* To be done: Set the lines down again exactly, first line through the line that contains "inner xsep=7pt, minimum", with no pictures.

* Supplied material:

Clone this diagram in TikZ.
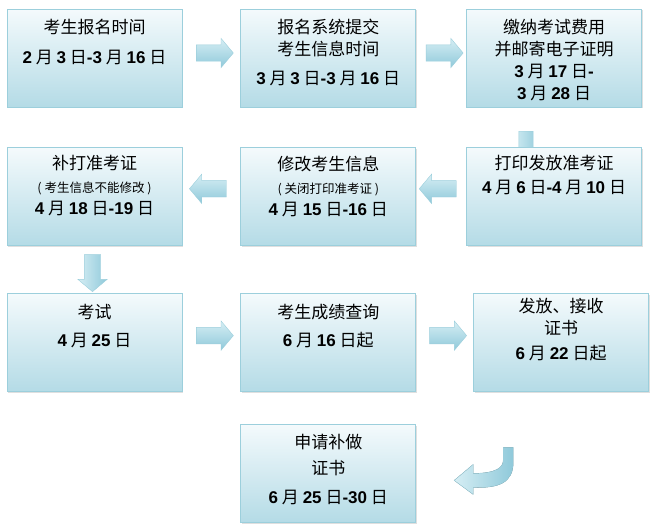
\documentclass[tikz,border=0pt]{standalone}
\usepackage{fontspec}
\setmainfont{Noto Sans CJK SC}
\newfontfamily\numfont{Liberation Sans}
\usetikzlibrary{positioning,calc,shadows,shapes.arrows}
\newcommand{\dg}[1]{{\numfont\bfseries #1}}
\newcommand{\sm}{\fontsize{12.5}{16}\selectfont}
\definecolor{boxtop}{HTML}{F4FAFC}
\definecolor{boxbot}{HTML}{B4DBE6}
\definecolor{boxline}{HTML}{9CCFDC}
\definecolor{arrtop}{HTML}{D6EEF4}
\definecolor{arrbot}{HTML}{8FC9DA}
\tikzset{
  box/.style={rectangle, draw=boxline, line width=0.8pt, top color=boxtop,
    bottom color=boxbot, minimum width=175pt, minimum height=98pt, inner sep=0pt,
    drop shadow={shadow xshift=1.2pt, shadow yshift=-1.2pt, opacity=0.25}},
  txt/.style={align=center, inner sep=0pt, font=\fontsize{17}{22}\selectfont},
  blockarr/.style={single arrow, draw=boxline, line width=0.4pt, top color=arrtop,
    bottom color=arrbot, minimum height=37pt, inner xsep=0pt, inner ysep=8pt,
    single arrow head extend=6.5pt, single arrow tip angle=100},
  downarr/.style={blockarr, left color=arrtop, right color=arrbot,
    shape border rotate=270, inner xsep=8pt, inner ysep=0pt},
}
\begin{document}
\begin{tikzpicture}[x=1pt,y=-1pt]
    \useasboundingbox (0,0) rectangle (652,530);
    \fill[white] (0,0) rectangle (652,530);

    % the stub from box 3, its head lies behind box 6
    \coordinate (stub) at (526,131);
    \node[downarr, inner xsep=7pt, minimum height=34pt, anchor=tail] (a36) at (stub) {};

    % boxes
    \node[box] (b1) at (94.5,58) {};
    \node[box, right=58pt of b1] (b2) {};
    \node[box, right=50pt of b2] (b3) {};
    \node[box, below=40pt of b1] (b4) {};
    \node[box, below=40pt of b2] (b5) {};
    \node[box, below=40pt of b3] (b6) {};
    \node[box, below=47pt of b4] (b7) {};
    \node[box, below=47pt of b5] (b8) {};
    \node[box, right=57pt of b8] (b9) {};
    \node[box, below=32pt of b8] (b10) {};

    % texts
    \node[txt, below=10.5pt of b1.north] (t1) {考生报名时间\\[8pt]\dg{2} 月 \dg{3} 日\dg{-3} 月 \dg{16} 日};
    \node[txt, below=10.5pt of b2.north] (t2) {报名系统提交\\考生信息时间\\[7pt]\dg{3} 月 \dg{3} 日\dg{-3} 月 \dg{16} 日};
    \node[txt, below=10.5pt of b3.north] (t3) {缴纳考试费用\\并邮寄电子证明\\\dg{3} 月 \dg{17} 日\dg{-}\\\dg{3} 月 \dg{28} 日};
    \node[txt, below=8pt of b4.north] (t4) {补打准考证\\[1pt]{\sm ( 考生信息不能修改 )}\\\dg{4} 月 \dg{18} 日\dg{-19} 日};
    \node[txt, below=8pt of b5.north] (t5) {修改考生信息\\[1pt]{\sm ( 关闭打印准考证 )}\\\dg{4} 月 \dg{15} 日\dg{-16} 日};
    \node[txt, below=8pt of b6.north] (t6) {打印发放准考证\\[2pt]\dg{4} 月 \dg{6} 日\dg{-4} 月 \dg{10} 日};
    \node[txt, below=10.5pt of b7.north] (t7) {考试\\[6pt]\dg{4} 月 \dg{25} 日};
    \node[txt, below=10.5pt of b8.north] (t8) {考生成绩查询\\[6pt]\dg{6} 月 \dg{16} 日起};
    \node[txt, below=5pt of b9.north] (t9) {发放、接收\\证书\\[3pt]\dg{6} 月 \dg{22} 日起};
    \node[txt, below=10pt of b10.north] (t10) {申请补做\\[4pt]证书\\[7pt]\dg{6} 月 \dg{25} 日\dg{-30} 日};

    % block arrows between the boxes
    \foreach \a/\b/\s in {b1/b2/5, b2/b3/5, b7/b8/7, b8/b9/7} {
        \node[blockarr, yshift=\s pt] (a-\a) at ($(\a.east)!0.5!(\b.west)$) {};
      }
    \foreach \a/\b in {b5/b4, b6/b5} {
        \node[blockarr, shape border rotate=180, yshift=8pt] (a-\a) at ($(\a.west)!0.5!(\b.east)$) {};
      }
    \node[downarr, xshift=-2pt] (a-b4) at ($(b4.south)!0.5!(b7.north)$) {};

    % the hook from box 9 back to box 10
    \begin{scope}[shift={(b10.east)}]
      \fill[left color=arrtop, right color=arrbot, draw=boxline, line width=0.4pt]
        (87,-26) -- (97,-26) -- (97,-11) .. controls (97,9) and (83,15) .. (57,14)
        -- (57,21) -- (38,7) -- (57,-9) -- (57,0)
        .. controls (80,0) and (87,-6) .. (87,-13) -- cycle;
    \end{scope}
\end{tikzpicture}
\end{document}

* Task result:
Clone this diagram in TikZ.
\documentclass[tikz,border=0pt]{standalone}
\usepackage{fontspec}
\setmainfont{Noto Sans CJK SC}
\newfontfamily\numfont{Liberation Sans}
\usetikzlibrary{positioning,calc,shadows,shapes.arrows}
\newcommand{\dg}[1]{{\numfont\bfseries #1}}
\newcommand{\sm}{\fontsize{12.5}{16}\selectfont}
\definecolor{boxtop}{HTML}{F4FAFC}
\definecolor{boxbot}{HTML}{B4DBE6}
\definecolor{boxline}{HTML}{9CCFDC}
\definecolor{arrtop}{HTML}{D6EEF4}
\definecolor{arrbot}{HTML}{8FC9DA}
\tikzset{
  box/.style={rectangle, draw=boxline, line width=0.8pt, top color=boxtop,
    bottom color=boxbot, minimum width=175pt, minimum height=98pt, inner sep=0pt,
    drop shadow={shadow xshift=1.2pt, shadow yshift=-1.2pt, opacity=0.25}},
  txt/.style={align=center, inner sep=0pt, font=\fontsize{17}{22}\selectfont},
  blockarr/.style={single arrow, draw=boxline, line width=0.4pt, top color=arrtop,
    bottom color=arrbot, minimum height=37pt, inner xsep=0pt, inner ysep=8pt,
    single arrow head extend=6.5pt, single arrow tip angle=100},
  downarr/.style={blockarr, left color=arrtop, right color=arrbot,
    shape border rotate=270, inner xsep=8pt, inner ysep=0pt},
}
\begin{document}
\begin{tikzpicture}[x=1pt,y=-1pt]
    \useasboundingbox (0,0) rectangle (652,530);
    \fill[white] (0,0) rectangle (652,530);

    % the stub from box 3, its head lies behind box 6
    \coordinate (stub) at (526,131);
    \node[downarr, inner xsep=7pt, minimum height=34pt, anchor=tail] (a36) at (stub) {};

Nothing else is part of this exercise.